128    Although we consider that Complaint or Inquiry Nos 1-3 and 7 cannot reasonably be regarded as complaints or inquiries to which s 341(1)(c) refers, we will include them in the remittal. The FCC Judge will have to determine their status in accordance with these reasons and in the light of any further evidence received and submissions made at the re-trial.

129    In addition to the appellant’s claim for damages for breach of contract, the issues on the remittal will be whether the appellant establishes that she had made any one or more of Complaints or Inquiries Nos 1-12, whether those Complaints or Inquiries had the content she alleges, whether the making of those Complaints or Inquiries constituted the exercise of a workplace right within the meaning of s 341(1)(c) and, if so, whether NAB establishes that the appellant’s exercise of any one or more of the workplace rights was not a substantial and operative reason for her dismissal. In the case of Complaint or Inquiry No 10, the same issues will arise but in respect of the appellant’s claim that she had foreshadowed to Ms Gorbunova the making of an “anti-bullying application” to the FWC.

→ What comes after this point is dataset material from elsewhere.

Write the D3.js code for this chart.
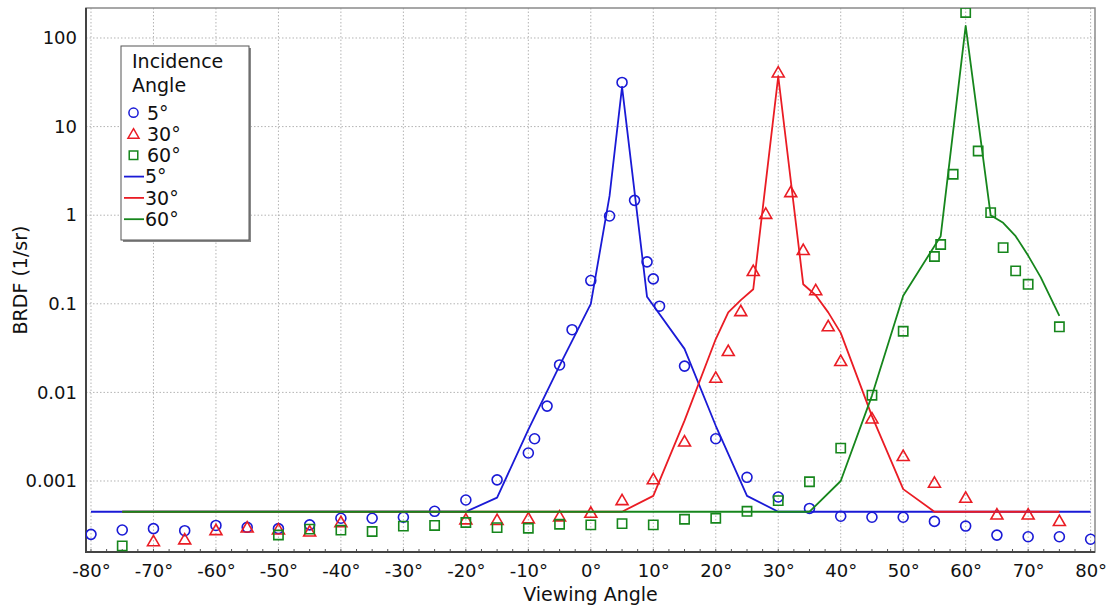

130    We make the following orders:

(1)    The appeal is allowed.

(2)    The judgment of the Federal Circuit Court Judge is set aside in part.

(3)    All issues in the proceedings other than that concerning whether the appellant sent to herself the Data Breach email of 12 January 2019 are remitted to the Federal Circuit Court for re-trial before another Judge.

131    We will hear from the parties with respect to costs.

I certify that the preceding one hundred and thirty-one (131) numbered paragraphs are a true copy of the Reasons for Judgment of the Honourable Justices White, O'Callaghan and Colvin.